EXERCISE BRIEF
Print the lines of the data, starting with the first, up to and including the line where "cx, cy, R = 902, H - 411, 320" appears.

MATERIAL PROVIDED
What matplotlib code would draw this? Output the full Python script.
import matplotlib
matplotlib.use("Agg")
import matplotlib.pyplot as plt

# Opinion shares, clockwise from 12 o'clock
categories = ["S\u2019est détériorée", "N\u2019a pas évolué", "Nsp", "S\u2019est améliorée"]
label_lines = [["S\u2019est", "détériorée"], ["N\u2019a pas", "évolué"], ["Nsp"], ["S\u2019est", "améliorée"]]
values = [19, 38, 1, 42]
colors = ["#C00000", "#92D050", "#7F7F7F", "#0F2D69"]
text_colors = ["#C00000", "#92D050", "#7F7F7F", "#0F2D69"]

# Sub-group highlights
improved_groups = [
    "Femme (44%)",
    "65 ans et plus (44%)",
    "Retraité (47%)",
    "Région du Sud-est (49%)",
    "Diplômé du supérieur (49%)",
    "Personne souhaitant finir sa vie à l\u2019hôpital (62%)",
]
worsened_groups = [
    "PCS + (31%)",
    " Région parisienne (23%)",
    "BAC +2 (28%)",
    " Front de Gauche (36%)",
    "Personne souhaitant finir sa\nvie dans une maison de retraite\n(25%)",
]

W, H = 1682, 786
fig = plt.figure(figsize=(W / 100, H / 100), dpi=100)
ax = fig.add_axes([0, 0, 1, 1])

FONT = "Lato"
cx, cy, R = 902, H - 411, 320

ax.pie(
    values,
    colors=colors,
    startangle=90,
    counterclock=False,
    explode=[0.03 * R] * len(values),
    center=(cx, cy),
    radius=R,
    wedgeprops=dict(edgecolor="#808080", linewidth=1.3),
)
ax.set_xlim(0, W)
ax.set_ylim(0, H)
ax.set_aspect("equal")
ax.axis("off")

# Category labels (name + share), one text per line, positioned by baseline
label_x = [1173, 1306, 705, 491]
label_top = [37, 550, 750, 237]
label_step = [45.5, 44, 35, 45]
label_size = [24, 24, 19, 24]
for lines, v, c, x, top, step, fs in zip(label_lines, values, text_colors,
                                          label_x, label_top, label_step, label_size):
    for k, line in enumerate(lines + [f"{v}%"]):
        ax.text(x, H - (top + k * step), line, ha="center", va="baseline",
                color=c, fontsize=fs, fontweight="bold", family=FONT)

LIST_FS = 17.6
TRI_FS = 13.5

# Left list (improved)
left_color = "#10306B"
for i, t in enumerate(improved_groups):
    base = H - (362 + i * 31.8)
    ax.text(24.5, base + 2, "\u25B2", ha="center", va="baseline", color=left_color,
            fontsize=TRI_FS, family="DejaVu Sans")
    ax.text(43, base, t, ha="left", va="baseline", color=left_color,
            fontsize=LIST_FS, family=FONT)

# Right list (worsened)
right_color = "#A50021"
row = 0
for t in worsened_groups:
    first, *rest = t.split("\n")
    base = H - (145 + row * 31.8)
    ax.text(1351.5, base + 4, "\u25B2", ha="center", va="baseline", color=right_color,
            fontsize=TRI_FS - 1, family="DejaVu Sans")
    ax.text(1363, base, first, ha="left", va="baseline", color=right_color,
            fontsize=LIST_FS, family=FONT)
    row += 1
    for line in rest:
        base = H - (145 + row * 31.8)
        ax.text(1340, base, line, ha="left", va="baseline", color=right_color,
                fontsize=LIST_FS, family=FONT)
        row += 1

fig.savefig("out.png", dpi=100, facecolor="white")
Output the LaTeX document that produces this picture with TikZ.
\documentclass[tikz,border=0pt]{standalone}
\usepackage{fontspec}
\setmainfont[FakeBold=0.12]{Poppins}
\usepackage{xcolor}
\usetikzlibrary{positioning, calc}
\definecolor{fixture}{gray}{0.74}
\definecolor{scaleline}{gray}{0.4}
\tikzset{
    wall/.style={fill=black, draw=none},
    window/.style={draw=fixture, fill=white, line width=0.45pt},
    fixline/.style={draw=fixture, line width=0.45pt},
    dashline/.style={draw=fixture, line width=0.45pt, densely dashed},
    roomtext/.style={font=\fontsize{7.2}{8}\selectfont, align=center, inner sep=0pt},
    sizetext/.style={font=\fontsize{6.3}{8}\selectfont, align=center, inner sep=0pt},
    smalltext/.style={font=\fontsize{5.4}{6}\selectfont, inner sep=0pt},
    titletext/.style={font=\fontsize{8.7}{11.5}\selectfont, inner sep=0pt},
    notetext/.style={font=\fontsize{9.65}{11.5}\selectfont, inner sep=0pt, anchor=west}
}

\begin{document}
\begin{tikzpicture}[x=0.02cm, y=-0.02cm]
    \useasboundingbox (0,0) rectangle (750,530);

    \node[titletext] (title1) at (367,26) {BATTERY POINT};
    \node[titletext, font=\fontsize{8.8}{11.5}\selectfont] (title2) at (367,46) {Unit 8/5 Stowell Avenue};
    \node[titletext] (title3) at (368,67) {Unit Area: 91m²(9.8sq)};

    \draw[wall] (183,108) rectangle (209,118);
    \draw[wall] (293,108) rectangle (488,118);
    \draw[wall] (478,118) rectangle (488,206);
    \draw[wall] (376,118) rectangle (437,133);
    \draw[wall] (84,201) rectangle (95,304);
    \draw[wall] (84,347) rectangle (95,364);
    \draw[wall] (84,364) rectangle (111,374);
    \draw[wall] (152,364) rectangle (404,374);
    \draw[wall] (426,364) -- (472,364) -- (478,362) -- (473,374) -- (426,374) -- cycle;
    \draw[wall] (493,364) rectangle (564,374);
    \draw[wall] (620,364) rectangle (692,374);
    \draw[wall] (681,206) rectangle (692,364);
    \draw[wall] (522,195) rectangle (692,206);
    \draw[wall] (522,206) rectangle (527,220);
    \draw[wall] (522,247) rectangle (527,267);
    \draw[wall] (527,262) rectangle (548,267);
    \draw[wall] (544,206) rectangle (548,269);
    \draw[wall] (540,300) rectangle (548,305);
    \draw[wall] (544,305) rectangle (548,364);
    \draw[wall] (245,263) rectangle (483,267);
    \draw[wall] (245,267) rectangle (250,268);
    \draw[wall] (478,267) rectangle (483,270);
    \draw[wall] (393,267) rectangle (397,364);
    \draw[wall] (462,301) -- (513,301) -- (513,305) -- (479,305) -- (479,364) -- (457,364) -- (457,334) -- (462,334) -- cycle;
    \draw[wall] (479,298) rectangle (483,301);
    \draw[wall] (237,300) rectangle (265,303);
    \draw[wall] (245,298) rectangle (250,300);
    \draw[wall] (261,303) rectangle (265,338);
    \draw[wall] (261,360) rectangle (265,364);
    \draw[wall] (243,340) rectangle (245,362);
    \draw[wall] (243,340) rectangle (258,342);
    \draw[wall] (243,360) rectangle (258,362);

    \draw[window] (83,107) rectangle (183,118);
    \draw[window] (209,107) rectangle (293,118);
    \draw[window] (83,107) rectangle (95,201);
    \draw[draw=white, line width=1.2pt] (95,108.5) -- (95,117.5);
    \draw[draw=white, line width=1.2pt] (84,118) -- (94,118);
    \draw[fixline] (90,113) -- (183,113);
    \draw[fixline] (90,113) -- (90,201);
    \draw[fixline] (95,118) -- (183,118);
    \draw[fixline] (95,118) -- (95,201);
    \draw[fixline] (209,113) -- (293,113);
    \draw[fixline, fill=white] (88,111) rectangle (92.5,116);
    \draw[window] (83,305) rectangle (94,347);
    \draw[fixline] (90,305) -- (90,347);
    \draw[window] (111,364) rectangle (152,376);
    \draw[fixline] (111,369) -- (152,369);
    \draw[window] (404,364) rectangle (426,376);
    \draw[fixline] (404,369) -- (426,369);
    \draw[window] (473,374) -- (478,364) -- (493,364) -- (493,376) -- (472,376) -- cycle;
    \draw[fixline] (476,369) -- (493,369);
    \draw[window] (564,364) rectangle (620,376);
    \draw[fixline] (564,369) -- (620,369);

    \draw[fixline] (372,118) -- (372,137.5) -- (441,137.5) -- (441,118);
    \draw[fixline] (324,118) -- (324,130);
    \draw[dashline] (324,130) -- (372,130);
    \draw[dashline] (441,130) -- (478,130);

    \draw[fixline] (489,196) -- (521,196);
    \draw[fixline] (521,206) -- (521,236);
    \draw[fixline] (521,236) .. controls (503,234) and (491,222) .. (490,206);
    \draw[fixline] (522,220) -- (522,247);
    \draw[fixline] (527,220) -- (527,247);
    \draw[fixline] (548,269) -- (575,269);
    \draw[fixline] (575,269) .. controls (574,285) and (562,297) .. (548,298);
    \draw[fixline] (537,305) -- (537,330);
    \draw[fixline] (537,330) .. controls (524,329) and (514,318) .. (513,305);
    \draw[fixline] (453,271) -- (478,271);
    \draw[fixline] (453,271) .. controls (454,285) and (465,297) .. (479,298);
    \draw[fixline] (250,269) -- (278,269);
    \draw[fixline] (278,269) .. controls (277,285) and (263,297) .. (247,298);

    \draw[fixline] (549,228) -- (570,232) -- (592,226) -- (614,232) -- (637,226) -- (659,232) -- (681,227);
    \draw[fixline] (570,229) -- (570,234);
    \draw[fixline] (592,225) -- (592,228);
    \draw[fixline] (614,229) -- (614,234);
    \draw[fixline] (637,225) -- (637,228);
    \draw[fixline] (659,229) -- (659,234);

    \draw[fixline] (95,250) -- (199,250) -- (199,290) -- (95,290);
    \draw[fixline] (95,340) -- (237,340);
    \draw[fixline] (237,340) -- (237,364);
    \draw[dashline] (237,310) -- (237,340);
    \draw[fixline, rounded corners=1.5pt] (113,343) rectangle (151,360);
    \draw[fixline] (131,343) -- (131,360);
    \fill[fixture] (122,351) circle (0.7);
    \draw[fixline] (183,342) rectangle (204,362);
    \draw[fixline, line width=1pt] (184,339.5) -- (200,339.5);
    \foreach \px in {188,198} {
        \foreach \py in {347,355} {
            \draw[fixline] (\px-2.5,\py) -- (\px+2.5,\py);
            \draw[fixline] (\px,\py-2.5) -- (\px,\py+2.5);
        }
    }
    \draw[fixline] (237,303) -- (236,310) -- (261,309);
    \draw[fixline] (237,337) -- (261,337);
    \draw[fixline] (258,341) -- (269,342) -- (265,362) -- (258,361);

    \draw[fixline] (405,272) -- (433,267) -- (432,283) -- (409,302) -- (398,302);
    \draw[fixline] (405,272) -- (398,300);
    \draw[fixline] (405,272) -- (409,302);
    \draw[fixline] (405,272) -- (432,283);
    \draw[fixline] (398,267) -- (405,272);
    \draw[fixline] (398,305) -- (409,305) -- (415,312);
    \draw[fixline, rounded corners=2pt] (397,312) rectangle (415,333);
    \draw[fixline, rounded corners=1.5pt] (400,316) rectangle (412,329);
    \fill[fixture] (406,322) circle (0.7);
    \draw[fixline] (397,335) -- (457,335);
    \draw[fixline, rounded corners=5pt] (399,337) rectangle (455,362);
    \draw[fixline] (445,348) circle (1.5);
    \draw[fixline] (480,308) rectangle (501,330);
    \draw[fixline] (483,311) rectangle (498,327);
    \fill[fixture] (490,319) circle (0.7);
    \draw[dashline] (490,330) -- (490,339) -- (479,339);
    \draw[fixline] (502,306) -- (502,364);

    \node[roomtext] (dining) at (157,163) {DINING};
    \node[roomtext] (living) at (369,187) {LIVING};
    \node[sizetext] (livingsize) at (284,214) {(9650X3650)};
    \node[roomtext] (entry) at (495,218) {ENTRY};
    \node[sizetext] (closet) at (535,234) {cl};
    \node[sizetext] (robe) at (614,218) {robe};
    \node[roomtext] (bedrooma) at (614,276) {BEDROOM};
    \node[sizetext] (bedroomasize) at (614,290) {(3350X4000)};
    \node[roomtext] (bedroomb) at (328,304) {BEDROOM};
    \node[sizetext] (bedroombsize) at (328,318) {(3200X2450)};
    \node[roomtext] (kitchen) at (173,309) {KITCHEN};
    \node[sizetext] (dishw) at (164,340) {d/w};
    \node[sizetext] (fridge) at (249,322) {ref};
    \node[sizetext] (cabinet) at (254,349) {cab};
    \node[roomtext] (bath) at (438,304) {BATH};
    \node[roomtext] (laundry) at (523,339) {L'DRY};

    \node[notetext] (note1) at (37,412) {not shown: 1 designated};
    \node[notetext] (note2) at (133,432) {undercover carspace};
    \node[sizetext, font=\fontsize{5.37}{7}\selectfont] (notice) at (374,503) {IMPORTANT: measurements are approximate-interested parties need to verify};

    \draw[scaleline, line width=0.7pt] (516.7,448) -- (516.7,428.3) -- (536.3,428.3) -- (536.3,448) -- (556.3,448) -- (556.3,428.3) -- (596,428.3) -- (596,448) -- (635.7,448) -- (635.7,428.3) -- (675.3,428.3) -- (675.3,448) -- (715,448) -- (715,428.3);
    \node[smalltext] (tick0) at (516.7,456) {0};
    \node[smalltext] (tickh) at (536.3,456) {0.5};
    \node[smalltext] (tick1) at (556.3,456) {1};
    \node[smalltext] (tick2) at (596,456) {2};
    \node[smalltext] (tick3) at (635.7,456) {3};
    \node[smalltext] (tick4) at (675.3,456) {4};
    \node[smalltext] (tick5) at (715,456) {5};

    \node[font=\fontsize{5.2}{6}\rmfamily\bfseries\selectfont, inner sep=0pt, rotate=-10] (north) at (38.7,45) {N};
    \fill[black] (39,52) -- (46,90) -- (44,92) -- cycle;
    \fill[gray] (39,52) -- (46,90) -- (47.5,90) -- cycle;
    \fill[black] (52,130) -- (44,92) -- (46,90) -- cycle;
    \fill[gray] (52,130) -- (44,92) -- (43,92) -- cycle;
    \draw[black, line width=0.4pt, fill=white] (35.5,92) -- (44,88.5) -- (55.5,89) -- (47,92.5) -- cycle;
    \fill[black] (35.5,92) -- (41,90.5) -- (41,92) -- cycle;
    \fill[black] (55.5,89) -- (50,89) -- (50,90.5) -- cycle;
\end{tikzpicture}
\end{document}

OUTPUT BELOW
What matplotlib code would draw this? Output the full Python script.
import matplotlib
matplotlib.use("Agg")
import matplotlib.pyplot as plt

# Opinion shares, clockwise from 12 o'clock
categories = ["S\u2019est détériorée", "N\u2019a pas évolué", "Nsp", "S\u2019est améliorée"]
label_lines = [["S\u2019est", "détériorée"], ["N\u2019a pas", "évolué"], ["Nsp"], ["S\u2019est", "améliorée"]]
values = [19, 38, 1, 42]
colors = ["#C00000", "#92D050", "#7F7F7F", "#0F2D69"]
text_colors = ["#C00000", "#92D050", "#7F7F7F", "#0F2D69"]

# Sub-group highlights
improved_groups = [
    "Femme (44%)",
    "65 ans et plus (44%)",
    "Retraité (47%)",
    "Région du Sud-est (49%)",
    "Diplômé du supérieur (49%)",
    "Personne souhaitant finir sa vie à l\u2019hôpital (62%)",
]
worsened_groups = [
    "PCS + (31%)",
    " Région parisienne (23%)",
    "BAC +2 (28%)",
    " Front de Gauche (36%)",
    "Personne souhaitant finir sa\nvie dans une maison de retraite\n(25%)",
]

W, H = 1682, 786
fig = plt.figure(figsize=(W / 100, H / 100), dpi=100)
ax = fig.add_axes([0, 0, 1, 1])

FONT = "Lato"
cx, cy, R = 902, H - 411, 320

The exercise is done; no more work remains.